Las elecciones europeas del próximo domingo 26-M son de gran importancia por dos razones: la primera porque el Parlamento Europeo (PE) tiene un protagonismo cada vez mayor en la UE, y la segunda por la amenaza que representan los partidos populistas de diverso signo, que cuestionan la propia existencia de la Unión. Respecto a la relevancia del PE, es cierto que, si bien no es todavía un auténtico poder legislativo (comparte esa competencia con el Consejo), sí se va asemejando a una cámara parlamentaria (con capacidad para aprobar el presupuesto común y nombrar al presidente de la Comisión Europea).

Respecto al avance del populismo, nos encontramos por primera vez en la historia de la UE ante la amenaza cierta de que los partidos populistas obtengan una cantidad suficiente de escaños como para condicionar la política europea. El objetivo de estos partidos no es avanzar en el proyecto de integración europea, sino socavar sus cimientos y bloquearlo para retornar a las esencias nacionalistas, ya que confían más en la soberanía de cada Estado que en la gobernanza supranacional de la UE para hacer frente a los grandes desafíos del siglo XXI.

Es el populista un discurso de mensajes simples (propuestas fáciles a problemas complejos) y emocionales (activando el miedo al futuro, mitificando el pasado, manipulando la historia, provocando reacciones victimistas frente a imaginarias amenazas internas o externas...). El populismo contrasta con el racional discurso europeísta sobre el que se ha construido la UE, síntesis de lo mejor de las tradiciones socialdemócrata, liberal y democristiana. Y es precisamente en su racionalidad donde radica la dificultad que tiene el europeísmo para neutralizar el discurso populista por la vía de los argumentos y el debate. Esa dificultad se debe al hecho de que, desde sus inicios, la UE ha sido un proyecto siempre en construcción, nunca acabado, ni en lo que se refiere a sus fronteras (abiertas a la adhesión de nuevos países) ni a sus políticas (impregnadas de una vocación integradora sin límites). Es además un proyecto construido a partir de Estados con identidades nacionales muy arraigadas, lo que le obliga a legitimarse por sus resultados, tal como son percibidos por la ciudadanía. Nunca un francés, un italiano o un alemán, por poner tres ejemplos, se cuestiona la existencia de su respectivo Estado-nación, mientras que los europeos siempre nos estamos cuestionando la existencia de la UE.

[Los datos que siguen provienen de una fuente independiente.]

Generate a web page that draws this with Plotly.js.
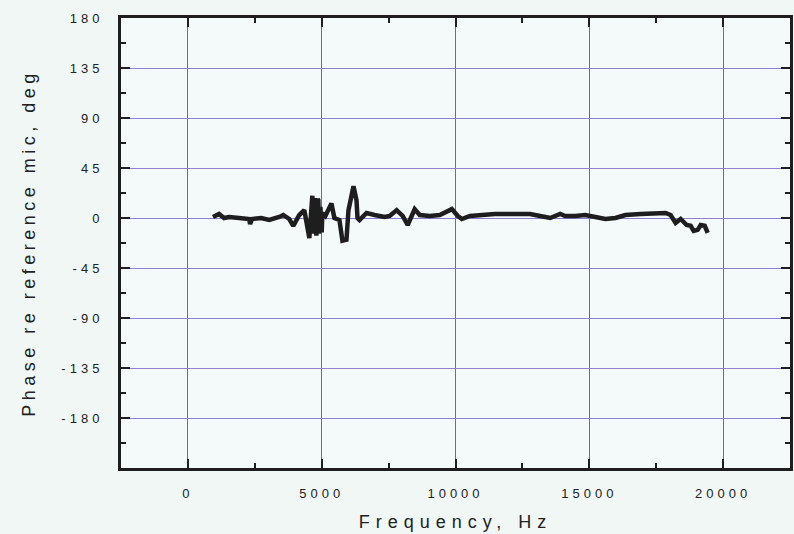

Ello explica los cambios que se producen en el estado de ánimo de los europeos respecto a la UE y que se manifiesta en las distintas ediciones del Eurobarómetro. Después de estar bajo mínimos en los momentos peores de la crisis económica, se han recuperado ahora hasta alcanzar porcentajes de apoyo similares a los de antes de 2008. En el último Eurobarómetro (mayo 2019), solo un 20% de los europeos valora negativamente la existencia de la UE, mientras que diez años antes (2008, en plena crisis económica) esa valoración era la inversa.

No obstante, el apoyo de la ciudadanía a la UE es siempre crítico y condicionado a la eficacia de sus políticas. Por ello, las autoridades de Bruselas se esmeran, no siempre con acierto, por explicar bien sus acciones. A ello no contribuye la tendencia de los gobiernos de los Estados Miembros (EE.MM.) a atribuirse los éxitos de la UE y a europeizar las dificultades, cuando son corresponsables de ambas cosas.

En todo caso, no es fácil explicar las acciones de la UE. Y no lo es porque es un sistema político complejo. No es una federación de estados, tampoco una confederación, aunque con rasgos de ambas, y tiene también mucho de cooperación intergubernamental, con un entramado institucional de difícil comprensión.

Además, hay que decir que la UE dispone de un presupuesto que apenas alcanza el 1% del PIB de los EE.MM. Pero aun así, la UE tiene un efecto multiplicador, ya que con poco hace mucho, como en el milagro de los panes y los peces. Y no sólo con las políticas comunes (como la PAC), sino mediante la cooperación intergubernamental en educación, medio ambiente, justicia... O en la moneda única (pendiente de avanzar hacia la unión económica y monetaria).

Por ello, vale la pena apoyar el proceso de construcción europea, ya que es de los pocos proyectos capaces de unir a los europeos para afrontar los grandes retos de la globalización (cambio climático, cohesión social, seguridad interior, defensa, revolución digital, gestión de los flujos migratorios...).

Europa merece nuestro voto en las elecciones del próximo domingo. En ellas se dirime entre seguir avanzando en el proceso de integración o retroceder a posiciones nacionalistas que tanto daño han causado a Europa y que pensábamos superadas, pero que el populismo y el nacionalismo excluyente ponen de nuevo ante los ojos de los europeos.